Exercise aim —
Repeat every line of the data exactly, but not the pictures.

Dataset extract —
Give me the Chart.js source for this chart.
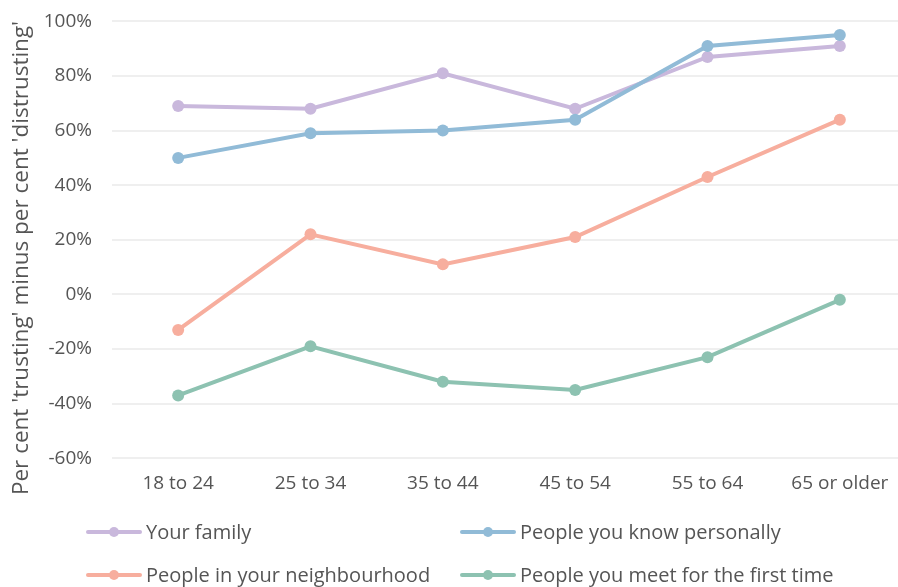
<!DOCTYPE html>
<html lang="en">
  <head>
    <meta charset="UTF-8" />
    <title>Trust by age group</title>
    <script src="https://cdn.jsdelivr.net/npm/chart.js"></script>
    <style>
      html, body { margin: 0; padding: 0; background: #fff; overflow: hidden; }
      body { width: 898px; height: 587px; position: relative; font-family: "Open Sans", sans-serif; }
      .chart-wrap { position: absolute; left: 0; top: -10px; width: 912px; height: 519px; }
      .y-title {
        position: absolute; left: 20px; top: 258px; white-space: nowrap;
        transform: translate(-50%, -50%) rotate(-90deg);
        font-size: 22.5px; color: #555; line-height: 26px;
      }
      .legend { position: absolute; left: 0; top: 0; width: 898px; height: 587px; pointer-events: none; }
      .item { position: absolute; display: flex; align-items: center; font-size: 20px; color: #555; line-height: 24px; }
      .swatch { position: relative; width: 56px; height: 4px; border-radius: 2px; margin-right: 4px; }
      .swatch::after { content: ""; position: absolute; left: 23px; top: -3px; width: 10px; height: 10px; border-radius: 50%; background: inherit; }
    </style>
  </head>
  <body>
    <div class="chart-wrap"><canvas id="trustChart"></canvas></div>
    <div class="y-title">Per cent 'trusting' minus per cent 'distrusting'</div>
    <div class="legend" id="legend"></div>

    <script>
      // Age groups and net trust (% trusting minus % distrusting)
      const ageGroups = ["18 to 24", "25 to 34", "35 to 44", "45 to 54", "55 to 64", "65 or older"];
      const yourFamily = [69, 68, 81, 68, 87, 91];
      const knowPersonally = [50, 59, 60, 64, 91, 95];
      const neighbourhood = [-13, 22, 11, 21, 43, 64];
      const meetFirstTime = [-37, -19, -32, -35, -23, -2];
      const yTicks = [100, 80, 60, 40, 20, 0, -20, -40, -60];

      const series = [
        { label: "Your family", data: yourFamily, color: "#c9b8dc", order: 2, pos: [86, 532] },
        { label: "People you know personally", data: knowPersonally, color: "#91bbd7", order: 1, pos: [460, 532] },
        { label: "People in your neighbourhood", data: neighbourhood, color: "#f7ae9e", order: 3, pos: [86, 575] },
        { label: "People you meet for the first time", data: meetFirstTime, color: "#8dc2b1", order: 4, pos: [460, 575] },
      ];

      Chart.defaults.font.family = "'Open Sans', sans-serif";
      Chart.defaults.font.size = 19;
      Chart.defaults.color = "#555";

      new Chart(document.getElementById("trustChart"), {
        type: "line",
        data: {
          labels: ageGroups,
          datasets: series.map((s) => ({
            label: s.label,
            data: s.data,
            order: s.order,
            borderColor: s.color,
            backgroundColor: s.color,
            pointBackgroundColor: s.color,
            pointBorderWidth: 0,
            pointRadius: 6,
            borderWidth: 4,
            tension: 0,
            fill: false,
          })),
        },
        options: {
          responsive: true,
          maintainAspectRatio: false,
          animation: false,
          layout: { padding: { top: 2, right: 0, bottom: 0, left: 0 } },
          plugins: { legend: { display: false }, tooltip: { enabled: false } },
          scales: {
            x: {
              offset: true,
              grid: { display: false, drawTicks: false },
              border: { display: false },
              ticks: { padding: 14 },
            },
            y: {
              min: -60,
              max: 100,
              afterFit: (axis) => { axis.width = 112; },
              afterBuildTicks: (axis) => { axis.ticks = yTicks.map((v) => ({ value: v })); },
              grid: { drawTicks: false, lineWidth: 2, color: "#efefef" },
              border: { display: false },
              ticks: { padding: 20, callback: (v) => v + "%" },
            },
          },
        },
      });

      // Two-column legend under the plot
      const legend = document.getElementById("legend");
      series.forEach((s) => {
        const item = document.createElement("div");
        item.className = "item";
        item.style.left = s.pos[0] + "px";
        item.style.top = s.pos[1] - 12 + "px";
        item.innerHTML = `<span class="swatch" style="background:${s.color}"></span>${s.label}`;
        legend.appendChild(item);
      });
    </script>
  </body>
</html>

Answer to the problem —
Give me the Chart.js source for this chart.
<!DOCTYPE html>
<html lang="en">
  <head>
    <meta charset="UTF-8" />
    <title>Trust by age group</title>
    <script src="https://cdn.jsdelivr.net/npm/chart.js"></script>
    <style>
      html, body { margin: 0; padding: 0; background: #fff; overflow: hidden; }
      body { width: 898px; height: 587px; position: relative; font-family: "Open Sans", sans-serif; }
      .chart-wrap { position: absolute; left: 0; top: -10px; width: 912px; height: 519px; }
      .y-title {
        position: absolute; left: 20px; top: 258px; white-space: nowrap;
        transform: translate(-50%, -50%) rotate(-90deg);
        font-size: 22.5px; color: #555; line-height: 26px;
      }
      .legend { position: absolute; left: 0; top: 0; width: 898px; height: 587px; pointer-events: none; }
      .item { position: absolute; display: flex; align-items: center; font-size: 20px; color: #555; line-height: 24px; }
      .swatch { position: relative; width: 56px; height: 4px; border-radius: 2px; margin-right: 4px; }
      .swatch::after { content: ""; position: absolute; left: 23px; top: -3px; width: 10px; height: 10px; border-radius: 50%; background: inherit; }
    </style>
  </head>
  <body>
    <div class="chart-wrap"><canvas id="trustChart"></canvas></div>
    <div class="y-title">Per cent 'trusting' minus per cent 'distrusting'</div>
    <div class="legend" id="legend"></div>

    <script>
      // Age groups and net trust (% trusting minus % distrusting)
      const ageGroups = ["18 to 24", "25 to 34", "35 to 44", "45 to 54", "55 to 64", "65 or older"];
      const yourFamily = [69, 68, 81, 68, 87, 91];
      const knowPersonally = [50, 59, 60, 64, 91, 95];
      const neighbourhood = [-13, 22, 11, 21, 43, 64];
      const meetFirstTime = [-37, -19, -32, -35, -23, -2];
      const yTicks = [100, 80, 60, 40, 20, 0, -20, -40, -60];

      const series = [
        { label: "Your family", data: yourFamily, color: "#c9b8dc", order: 2, pos: [86, 532] },
        { label: "People you know personally", data: knowPersonally, color: "#91bbd7", order: 1, pos: [460, 532] },
        { label: "People in your neighbourhood", data: neighbourhood, color: "#f7ae9e", order: 3, pos: [86, 575] },
        { label: "People you meet for the first time", data: meetFirstTime, color: "#8dc2b1", order: 4, pos: [460, 575] },
      ];

      Chart.defaults.font.family = "'Open Sans', sans-serif";
      Chart.defaults.font.size = 19;
      Chart.defaults.color = "#555";

      new Chart(document.getElementById("trustChart"), {
        type: "line",
        data: {
          labels: ageGroups,
          datasets: series.map((s) => ({
            label: s.label,
            data: s.data,
            order: s.order,
            borderColor: s.color,
            backgroundColor: s.color,
            pointBackgroundColor: s.color,
            pointBorderWidth: 0,
            pointRadius: 6,
            borderWidth: 4,
            tension: 0,
            fill: false,
          })),
        },
        options: {
          responsive: true,
          maintainAspectRatio: false,
          animation: false,
          layout: { padding: { top: 2, right: 0, bottom: 0, left: 0 } },
          plugins: { legend: { display: false }, tooltip: { enabled: false } },
          scales: {
            x: {
              offset: true,
              grid: { display: false, drawTicks: false },
              border: { display: false },
              ticks: { padding: 14 },
            },
            y: {
              min: -60,
              max: 100,
              afterFit: (axis) => { axis.width = 112; },
              afterBuildTicks: (axis) => { axis.ticks = yTicks.map((v) => ({ value: v })); },
              grid: { drawTicks: false, lineWidth: 2, color: "#efefef" },
              border: { display: false },
              ticks: { padding: 20, callback: (v) => v + "%" },
            },
          },
        },
      });

      // Two-column legend under the plot
      const legend = document.getElementById("legend");
      series.forEach((s) => {
        const item = document.createElement("div");
        item.className = "item";
        item.style.left = s.pos[0] + "px";
        item.style.top = s.pos[1] - 12 + "px";
        item.innerHTML = `<span class="swatch" style="background:${s.color}"></span>${s.label}`;
        legend.appendChild(item);
      });
    </script>
  </body>
</html>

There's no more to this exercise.